§ **PROMPT**: Exactly retype the lines from the one containing "Write self-contained HTML" through the one containing "const yTicks=[0,0.2,0.4,0.6,0.8,1.0];"; both ends count, pictures do not.

§ **MATERIAL FOR THIS EXERCISE**:

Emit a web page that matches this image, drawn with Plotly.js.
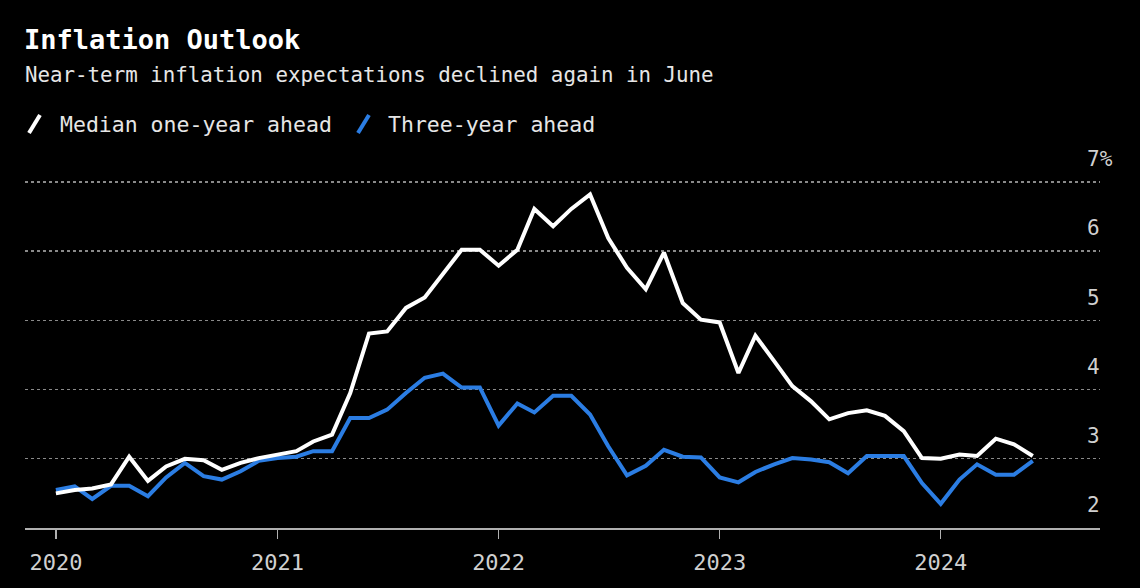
<!DOCTYPE html>
<html>
<head>
<meta charset="utf-8">
<script src="https://cdn.plot.ly/plotly-3.0.1.min.js"></script>
<style>html,body{margin:0;padding:0;background:#000;}#chart{width:1140px;height:588px;}</style>
</head>
<body>
<div id="chart"></div>
<script>
// Monthly data, Jan 2020 – Jun 2024
const startYear = 2020;
const oneYearAhead = [
  2.50, 2.55, 2.57, 2.63, 3.03, 2.68, 2.89, 3.00, 2.98, 2.84, 2.94, 3.01,
  3.06, 3.11, 3.25, 3.35, 3.95, 4.81, 4.84, 5.18, 5.33, 5.66, 6.02, 6.02,
  5.79, 6.02, 6.61, 6.36, 6.61, 6.82, 6.19, 5.76, 5.45, 5.98, 5.25, 5.01,
  4.97, 4.24, 4.78, 4.41, 4.05, 3.83, 3.57, 3.66, 3.70, 3.62, 3.40, 3.01,
  3.00, 3.06, 3.04, 3.29, 3.21, 3.04
];
const threeYearAhead = [
  2.55, 2.60, 2.42, 2.61, 2.61, 2.46, 2.73, 2.94, 2.75, 2.70, 2.82, 2.97,
  3.01, 3.03, 3.11, 3.11, 3.59, 3.59, 3.71, 3.95, 4.17, 4.23, 4.03, 4.03,
  3.48, 3.80, 3.67, 3.91, 3.91, 3.64, 3.18, 2.76, 2.90, 3.13, 3.03, 3.02,
  2.73, 2.66, 2.81, 2.92, 3.01, 2.99, 2.95, 2.79, 3.04, 3.04, 3.04, 2.65,
  2.35, 2.70, 2.92, 2.77, 2.77, 2.97
];
const seriesNames = ["Median one-year ahead", "Three-year ahead"];
const seriesColors = ["#ffffff", "#2b7de3"];
const yTickVals = [2, 3, 4, 5, 6, 7];
const yTickText = ["2", "3", "4", "5", "6", "7%"];
const titleText = "Inflation Outlook";
const subtitleText = "Near-term inflation expectations declined again in June";

const dates = oneYearAhead.map((_, i) => {
  const y = startYear + Math.floor(i / 12);
  const m = (i % 12) + 1;
  return y + "-" + String(m).padStart(2, "0") + "-01";
});

const FONT = "DejaVu Sans Mono, Liberation Mono, monospace";

const traces = [threeYearAhead, oneYearAhead].map((vals, k) => {
  const idx = k === 0 ? 1 : 0;
  return {
    x: dates, y: vals, type: "scatter", mode: "lines",
    name: seriesNames[idx],
    line: { color: seriesColors[idx], width: 4, shape: "linear" },
    hoverinfo: "skip", showlegend: false
  };
});

// plot area: x 25..1100 px, y 175..528 px
const L = 25, R = 1100, T = 175, B = 528;
const px = v => (v - L) / (R - L);
const py = v => (B - v) / (B - T);

const layout = {
  width: 1140, height: 588,
  paper_bgcolor: "#000", plot_bgcolor: "#000",
  margin: { l: L, r: 1140 - R, t: T, b: 588 - B, pad: 0 },
  font: { family: FONT, color: "#d0d0d0" },
  showlegend: false,
  title: {
    text: "<b>" + titleText + "</b>",
    x: 24 / 1140, xanchor: "left", xref: "container",
    y: 1 - 40 / 588, yanchor: "middle", yref: "container",
    font: { family: FONT, size: 27, color: "#ffffff" }
  },
  xaxis: {
    type: "date",
    range: ["2019-11-11", "2024-09-20"],
    dtick: "M12", tick0: "2020-01-01", tickformat: "%Y",
    showgrid: false, zeroline: false,
    showline: true, linecolor: "#b0b0b0", linewidth: 2,
    ticks: "outside", ticklen: 9, tickwidth: 1.5, tickcolor: "#b0b0b0",
    tickfont: { family: FONT, size: 22, color: "#d0d0d0" },
    ticklabelstandoff: 5,
    fixedrange: true
  },
  yaxis: {
    range: [2, 7.1], side: "right",
    tickvals: yTickVals, ticktext: yTickText,
    showgrid: true, gridcolor: "#8a8a8a", gridwidth: 1.3, griddash: "dot",
    zeroline: false, showline: false, ticks: "",
    tickfont: { family: FONT, size: 21, color: "#d0d0d0" },
    ticklabelshift: -23, ticklabelstandoff: -14,
    fixedrange: true
  },
  annotations: [
    {
      text: subtitleText, xref: "paper", yref: "paper",
      x: px(23), y: py(75), xanchor: "left", yanchor: "middle",
      showarrow: false, font: { family: FONT, size: 20.8, color: "#e6e6e6" }
    },
    {
      text: seriesNames[0], xref: "paper", yref: "paper",
      x: px(58), y: py(124), xanchor: "left", yanchor: "middle",
      showarrow: false, font: { family: FONT, size: 21.5, color: "#e6e6e6" }
    },
    {
      text: seriesNames[1], xref: "paper", yref: "paper",
      x: px(386), y: py(124), xanchor: "left", yanchor: "middle",
      showarrow: false, font: { family: FONT, size: 21.5, color: "#e6e6e6" }
    }
  ],
  shapes: [
    { type: "line", xref: "paper", yref: "paper", x0: px(29), y0: py(133), x1: px(40), y1: py(115),
      line: { color: seriesColors[0], width: 4 } },
    { type: "line", xref: "paper", yref: "paper", x0: px(358), y0: py(133), x1: px(369), y1: py(115),
      line: { color: seriesColors[1], width: 4 } }
  ]
};

Plotly.newPlot("chart", traces, layout, { displayModeBar: false, staticPlot: true });
</script>
</body>
</html>
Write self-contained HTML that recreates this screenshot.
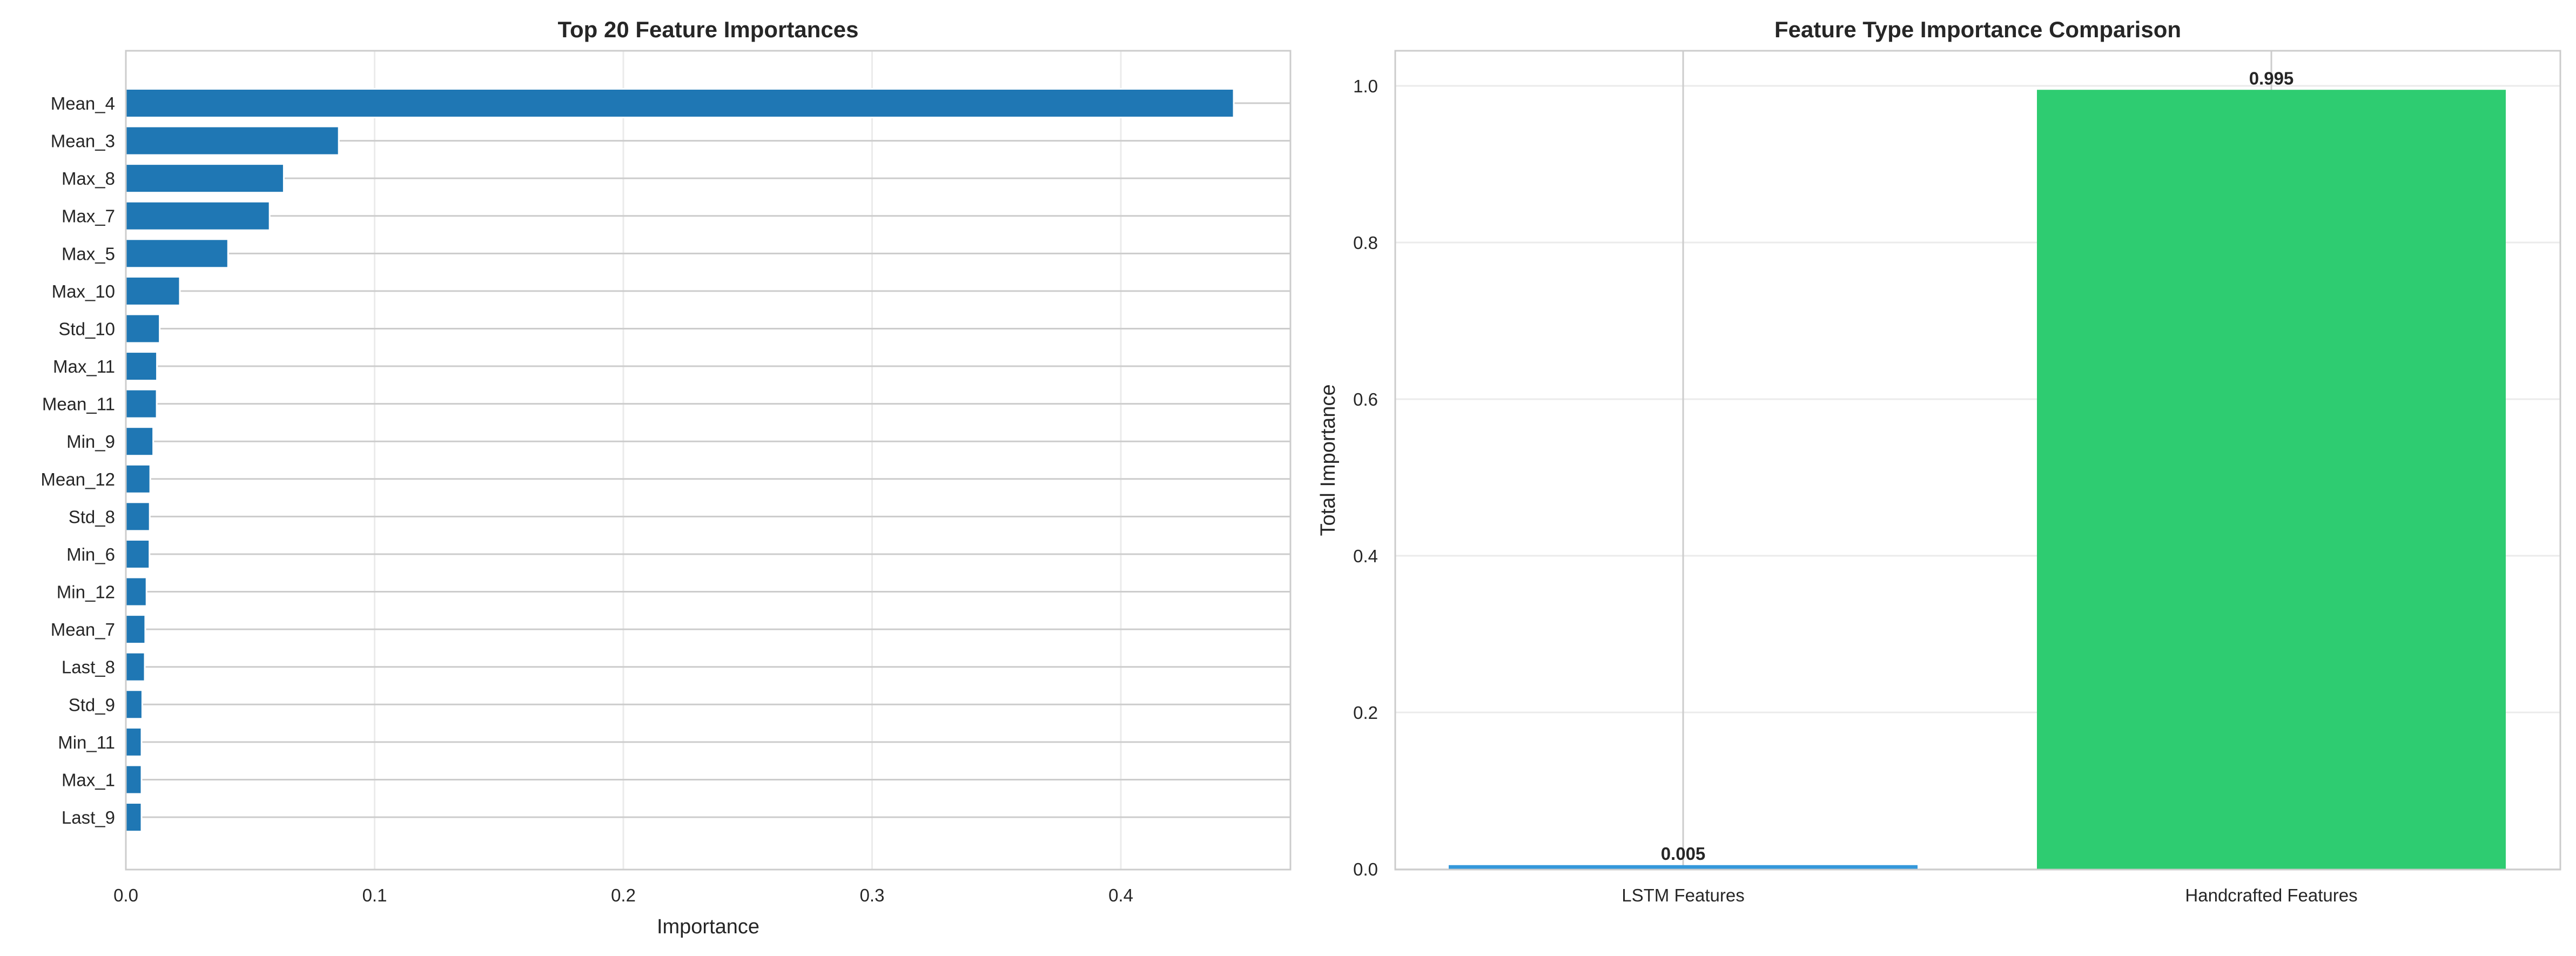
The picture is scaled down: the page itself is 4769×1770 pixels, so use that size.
<!DOCTYPE html>
<html><head><meta charset="utf-8"><style>
html,body{margin:0;padding:0;background:#fff}
svg{display:block;font-family:"Liberation Sans",Arial,sans-serif}
</style></head><body>
<svg id="c" width="4769" height="1770" viewBox="0 0 4769 1770" xmlns="http://www.w3.org/2000/svg">
<rect width="4769" height="1770" fill="#fff"/>
</svg>
<script>
const featureNames=["Mean_4","Mean_3","Max_8","Max_7","Max_5","Max_10","Std_10","Max_11","Mean_11","Min_9","Mean_12","Std_8","Min_6","Min_12","Mean_7","Last_8","Std_9","Min_11","Max_1","Last_9"];
const featureValues=[0.4454,0.0856,0.0635,0.0578,0.0411,0.0217,0.0136,0.0125,0.0124,0.011,0.0098,0.0096,0.0095,0.0083,0.0078,0.0076,0.0066,0.0063,0.0063,0.0063];
const xTicks=[0,0.1,0.2,0.3,0.4];
const typeNames=["LSTM Features","Handcrafted Features"];
const typeValues=[0.005,0.995];
const typeColors=["#3498db","#2ecc71"];
const yTicks=[0,0.2,0.4,0.6,0.8,1.0];

const svg=document.getElementById('c');
const NS="http://www.w3.org/2000/svg";
function el(tag,attrs,parent){const e=document.createElementNS(NS,tag);for(const k in attrs)e.setAttribute(k,attrs[k]);(parent||svg).appendChild(e);return e;}

// Left chart
const L={x0:233,x1:2389,y0:94,y1:1610};
const xL=v=>L.x0+v*4605;
const yL=i=>191+i*69.58;
const g1=el('g',{});


xTicks.forEach(t=>{
  const l=el('line',{x1:xL(t),x2:xL(t),y1:L.y0,y2:L.y1,stroke:'#ebebeb','stroke-width':3},g1);
  
  
  const tx=el('text',{x:xL(t),y:1669,'font-size':33,'text-anchor':'middle',fill:'#262626'},g1);
  tx.textContent=t.toFixed(1);
  
  
});
featureNames.forEach((n,i)=>{
  const l=el('line',{x1:L.x0,x2:L.x1,y1:yL(i),y2:yL(i),stroke:'#cccccc','stroke-width':3},g1);
  
  
});
featureNames.forEach((n,i)=>{
  const r=el('rect',{x:L.x0,y:yL(i)-26.5,width:xL(featureValues[i])-L.x0,height:53,fill:'#1f77b4',stroke:'#fff','stroke-width':3},g1);
  
  
  const tx=el('text',{x:213,y:yL(i)+12,'font-size':33,'text-anchor':'end',fill:'#262626'},g1);
  tx.textContent=n;
  
  
});
const f1=el('rect',{x:L.x0,y:L.y0,width:L.x1-L.x0,height:L.y1-L.y0,fill:'none',stroke:'#cccccc','stroke-width':3},g1);


const t1=el('text',{x:(L.x0+L.x1)/2,y:69,'font-size':42,'font-weight':'bold','text-anchor':'middle',fill:'#262626'},g1);
t1.textContent='Top 20 Feature Importances';


const xl=el('text',{x:(L.x0+L.x1)/2,y:1728,'font-size':38,'text-anchor':'middle',fill:'#262626'},g1);
xl.textContent='Importance';



// Right chart
const R={x0:2583,x1:4740,y0:94,y1:1610};
const xR=i=>3116+i*1089;
const yR=v=>1609-v*1450;
const g2=el('g',{});


yTicks.forEach(t=>{
  const l=el('line',{x1:R.x0,x2:R.x1,y1:yR(t),y2:yR(t),stroke:'#ebebeb','stroke-width':3},g2);
  
  
  const tx=el('text',{x:2551,y:yR(t)+12,'font-size':33,'text-anchor':'end',fill:'#262626'},g2);
  tx.textContent=t.toFixed(1);
  
  
});
typeNames.forEach((n,i)=>{
  const l=el('line',{x1:xR(i),x2:xR(i),y1:R.y0,y2:R.y1,stroke:'#cccccc','stroke-width':3},g2);
  
  
});
typeNames.forEach((n,i)=>{
  const r=el('rect',{x:xR(i)-434,y:yR(typeValues[i]),width:868,height:yR(0)-yR(typeValues[i]),fill:typeColors[i]},g2);
  
  
  const v=el('text',{x:xR(i),y:yR(typeValues[i])-10,'font-size':33,'font-weight':'bold','text-anchor':'middle',fill:'#262626'},g2);
  v.textContent=typeValues[i].toFixed(3);
  
  
  const tx=el('text',{x:xR(i),y:1669,'font-size':33,'text-anchor':'middle',fill:'#262626'},g2);
  tx.textContent=n;
  
  
});
const f2=el('rect',{x:R.x0,y:R.y0,width:R.x1-R.x0,height:R.y1-R.y0,fill:'none',stroke:'#cccccc','stroke-width':3},g2);


const t2=el('text',{x:(R.x0+R.x1)/2,y:69,'font-size':42,'font-weight':'bold','text-anchor':'middle',fill:'#262626'},g2);
t2.textContent='Feature Type Importance Comparison';


const yl=el('text',{x:0,y:0,'font-size':38,'text-anchor':'middle',fill:'#262626',transform:'translate(2471,852) rotate(-90)'},g2);
yl.textContent='Total Importance';


</script>
</body></html>
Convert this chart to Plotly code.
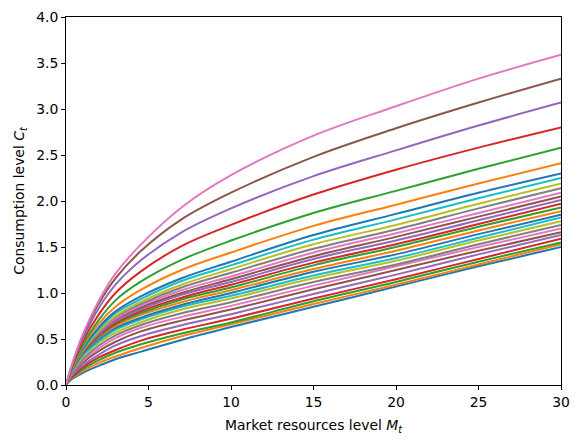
import plotly.graph_objects as go

m_grid = [0, 0.25, 0.5, 1, 2, 3, 4.5, 7, 10, 15, 20, 25, 30]

# Consumption curves, one per persistent income level (lowest first)
curve_00 = [0, 0.05, 0.08, 0.13, 0.21, 0.28, 0.36, 0.49, 0.63, 0.85, 1.07, 1.29, 1.50]
curve_01 = [0, 0.06, 0.09, 0.15, 0.24, 0.31, 0.40, 0.53, 0.66, 0.88, 1.09, 1.31, 1.53]
curve_02 = [0, 0.06, 0.10, 0.17, 0.27, 0.35, 0.44, 0.56, 0.68, 0.91, 1.12, 1.34, 1.55]
curve_03 = [0, 0.07, 0.11, 0.19, 0.30, 0.38, 0.48, 0.60, 0.72, 0.94, 1.15, 1.37, 1.59]
curve_04 = [0, 0.08, 0.13, 0.21, 0.33, 0.43, 0.53, 0.65, 0.77, 0.99, 1.20, 1.42, 1.63]
curve_05 = [0, 0.09, 0.15, 0.24, 0.37, 0.47, 0.58, 0.70, 0.82, 1.04, 1.25, 1.46, 1.66]
curve_06 = [0, 0.09, 0.16, 0.26, 0.40, 0.51, 0.62, 0.74, 0.86, 1.08, 1.29, 1.50, 1.70]
curve_07 = [0, 0.10, 0.17, 0.28, 0.43, 0.54, 0.65, 0.78, 0.90, 1.12, 1.31, 1.53, 1.74]
curve_08 = [0, 0.11, 0.18, 0.30, 0.46, 0.57, 0.68, 0.82, 0.94, 1.16, 1.35, 1.57, 1.78]
curve_09 = [0, 0.11, 0.19, 0.32, 0.48, 0.60, 0.71, 0.85, 0.97, 1.19, 1.38, 1.60, 1.82]
curve_10 = [0, 0.12, 0.20, 0.34, 0.50, 0.62, 0.73, 0.87, 1.00, 1.23, 1.42, 1.64, 1.85]
curve_11 = [0, 0.12, 0.21, 0.35, 0.52, 0.64, 0.76, 0.90, 1.03, 1.26, 1.46, 1.68, 1.89]
curve_12 = [0, 0.12, 0.21, 0.35, 0.53, 0.66, 0.78, 0.93, 1.06, 1.30, 1.50, 1.72, 1.93]
curve_13 = [0, 0.12, 0.21, 0.35, 0.54, 0.67, 0.80, 0.95, 1.09, 1.33, 1.53, 1.75, 1.97]
curve_14 = [0, 0.12, 0.21, 0.36, 0.55, 0.69, 0.82, 0.98, 1.12, 1.37, 1.57, 1.79, 2.01]
curve_15 = [0, 0.12, 0.21, 0.36, 0.56, 0.71, 0.84, 1.00, 1.15, 1.40, 1.61, 1.83, 2.05]
curve_16 = [0, 0.12, 0.22, 0.37, 0.57, 0.72, 0.86, 1.03, 1.18, 1.44, 1.65, 1.87, 2.09]
curve_17 = [0, 0.12, 0.22, 0.37, 0.58, 0.74, 0.88, 1.06, 1.22, 1.48, 1.69, 1.92, 2.14]
curve_18 = [0, 0.12, 0.22, 0.37, 0.59, 0.75, 0.90, 1.09, 1.26, 1.53, 1.74, 1.97, 2.19]
curve_19 = [0, 0.12, 0.22, 0.38, 0.61, 0.78, 0.93, 1.13, 1.30, 1.58, 1.80, 2.03, 2.25]
curve_20 = [0, 0.12, 0.22, 0.39, 0.63, 0.80, 0.96, 1.16, 1.34, 1.63, 1.86, 2.09, 2.30]
curve_21 = [0, 0.13, 0.23, 0.41, 0.67, 0.85, 1.03, 1.25, 1.44, 1.73, 1.96, 2.19, 2.41]
curve_22 = [0, 0.13, 0.25, 0.43, 0.71, 0.92, 1.12, 1.36, 1.57, 1.87, 2.11, 2.35, 2.58]
curve_23 = [0, 0.14, 0.26, 0.47, 0.77, 1.00, 1.23, 1.51, 1.74, 2.07, 2.34, 2.58, 2.80]
curve_24 = [0, 0.15, 0.28, 0.50, 0.84, 1.09, 1.35, 1.66, 1.92, 2.27, 2.55, 2.82, 3.07]
curve_25 = [0, 0.16, 0.29, 0.53, 0.89, 1.16, 1.45, 1.80, 2.09, 2.48, 2.79, 3.07, 3.33]
curve_26 = [0, 0.16, 0.30, 0.54, 0.92, 1.21, 1.52, 1.93, 2.28, 2.71, 3.03, 3.33, 3.59]

curves = [curve_00, curve_01, curve_02, curve_03, curve_04, curve_05, curve_06,
          curve_07, curve_08, curve_09, curve_10, curve_11, curve_12, curve_13,
          curve_14, curve_15, curve_16, curve_17, curve_18, curve_19, curve_20,
          curve_21, curve_22, curve_23, curve_24, curve_25, curve_26]

x_ticks = [0, 5, 10, 15, 20, 25, 30]
y_ticks = [0, 0.5, 1.0, 1.5, 2.0, 2.5, 3.0, 3.5, 4.0]

# matplotlib default colour cycle
palette = ['#1f77b4', '#ff7f0e', '#2ca02c', '#d62728', '#9467bd',
           '#8c564b', '#e377c2', '#7f7f7f', '#bcbd22', '#17becf']

fig = go.Figure()
for i, c in enumerate(curves):
    fig.add_trace(go.Scatter(
        x=m_grid,
        y=c,
        mode='lines',
        line=dict(color=palette[i % 10], width=2, shape='spline', smoothing=1.0),
        showlegend=False,
        hoverinfo='skip',
    ))

axis_style = dict(
    showline=True, linecolor='black', linewidth=1, mirror=True,
    ticks='outside', ticklen=4, tickwidth=1, tickcolor='black',
    showgrid=False, zeroline=False, automargin=False,
    tickfont=dict(size=13.9, color='black'),
)

# page body adds an 8px offset, so the figure is a bit smaller than the window
fig.update_layout(
    width=572,
    height=433,
    margin=dict(l=58, r=19, t=9, b=56),
    paper_bgcolor='white',
    plot_bgcolor='white',
    font=dict(family='DejaVu Sans', color='black'),
    xaxis=dict(range=[0, 30], tickvals=x_ticks,
               title=dict(text='Market resources level <i>M</i><sub><i>t</i></sub>',
                          font=dict(size=13.9), standoff=11),
               **axis_style),
    yaxis=dict(range=[0, 4], tickvals=y_ticks, tickformat='.1f',
               title=dict(text='Consumption level <i>C</i><sub><i>t</i></sub>',
                          font=dict(size=13.9), standoff=8),
               **axis_style),
)

fig.write_html("out.html")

§ **RESPONSE FOR THIS EXERCISE**:
Write self-contained HTML that recreates this screenshot.
The picture is scaled down: the page itself is 4769×1770 pixels, so use that size.
<!DOCTYPE html>
<html><head><meta charset="utf-8"><style>
html,body{margin:0;padding:0;background:#fff}
svg{display:block;font-family:"Liberation Sans",Arial,sans-serif}
</style></head><body>
<svg id="c" width="4769" height="1770" viewBox="0 0 4769 1770" xmlns="http://www.w3.org/2000/svg">
<rect width="4769" height="1770" fill="#fff"/>
</svg>
<script>
const featureNames=["Mean_4","Mean_3","Max_8","Max_7","Max_5","Max_10","Std_10","Max_11","Mean_11","Min_9","Mean_12","Std_8","Min_6","Min_12","Mean_7","Last_8","Std_9","Min_11","Max_1","Last_9"];
const featureValues=[0.4454,0.0856,0.0635,0.0578,0.0411,0.0217,0.0136,0.0125,0.0124,0.011,0.0098,0.0096,0.0095,0.0083,0.0078,0.0076,0.0066,0.0063,0.0063,0.0063];
const xTicks=[0,0.1,0.2,0.3,0.4];
const typeNames=["LSTM Features","Handcrafted Features"];
const typeValues=[0.005,0.995];
const typeColors=["#3498db","#2ecc71"];
const yTicks=[0,0.2,0.4,0.6,0.8,1.0];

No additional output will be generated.